Wednesday, September 09, 2015

Poor reporting and poor thinking

A couple of items that caught my attention from the NZ Herald:

....health economist Dr Brian Easton says with certain rehabilitative and preventive methods, that figure could reduce over time as more young women learn about the harmful effects of drinking while pregnant.
Dr Easton is one of two keynote speakers at today's annual Research and Policy Forum to highlight World Fetal Alcohol Spectrum Disorder Awareness Day.
He has based his estimate on research that showed 1 per cent of the population was born with fetal alcohol spectrum disorder (FASD) each year.
"Each year about 6000 babies are born with FASD and 600 have Fetal Alcohol Syndrome."

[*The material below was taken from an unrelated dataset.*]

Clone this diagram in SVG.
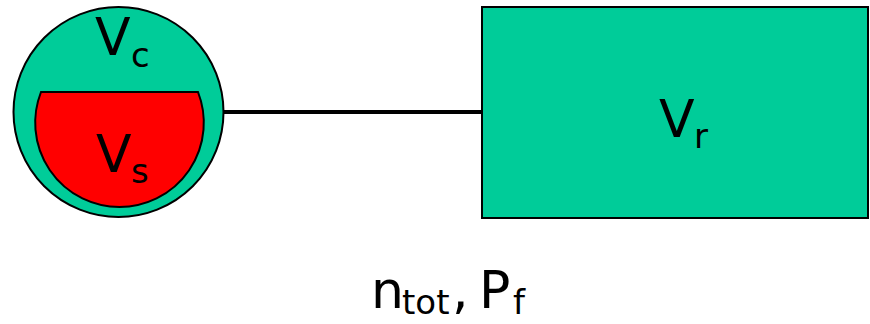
<svg xmlns="http://www.w3.org/2000/svg" width="870" height="324" viewBox="0 0 870 324">
  <style>
    .vessel { fill: #00cc99; stroke: #000; stroke-width: 2; }
    .sample { fill: #ff0000; stroke: #000; stroke-width: 2; }
    .pipe { stroke: #000; stroke-width: 4; fill: none; }
    .lbl { font-family: "DejaVu Sans", "Liberation Sans", sans-serif; fill: #000; }
    .big { font-size: 52px; }
    .sub { font-size: 34px; }
  </style>

  <g id="connectors">
    <line class="pipe" x1="223" y1="112" x2="482" y2="112"/>
  </g>

  <g id="cell">
    <circle class="vessel" cx="118.5" cy="112" r="105"/>
    <text class="lbl"><tspan class="big" x="95" y="55">V</tspan><tspan class="sub" x="131" y="67">c</tspan></text>
  </g>

  <g id="sample">
    <path class="sample" d="M41,92 L198,92 A84.3,84.3 0 1,1 41,92 Z"/>
    <text class="lbl"><tspan class="big" x="96" y="172">V</tspan><tspan class="sub" x="131" y="183">s</tspan></text>
  </g>

  <g id="reservoir">
    <rect class="vessel" x="482" y="7" width="386" height="211"/>
    <text class="lbl"><tspan class="big" x="659" y="137">V</tspan><tspan class="sub" x="694" y="148">r</tspan></text>
  </g>

  <g id="state">
    <text class="lbl"><tspan class="big" x="371" y="308">n</tspan><tspan class="sub" x="402" y="314">tot</tspan><tspan class="big" x="452" y="308">,</tspan><tspan class="big" x="479" y="308">P</tspan><tspan class="sub" x="513" y="314">f</tspan></text>
  </g>
</svg>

So his estimate for FASD is 10 percent - not 1 percent.

Then this:

Auckland Women's Centre manager Leonie Morris agreed that society under-valued unpaid parenting work, as shown by the "stigma" imposed on beneficiaries who stayed home with children.
When beneficiaries stay home they are paid to look after their children. So society must put some value on parenting work. The "stigma" attaches to using scarce public money, in many instances, quite deliberately and quite ineffectively.




1 comment:

Anonymous said...

Bludgers aren't paid and it isn't paid work

It's just bludgers raising bludgers thanks to the gullibility of the taxpayer who are morally worse than the bludgers themselves.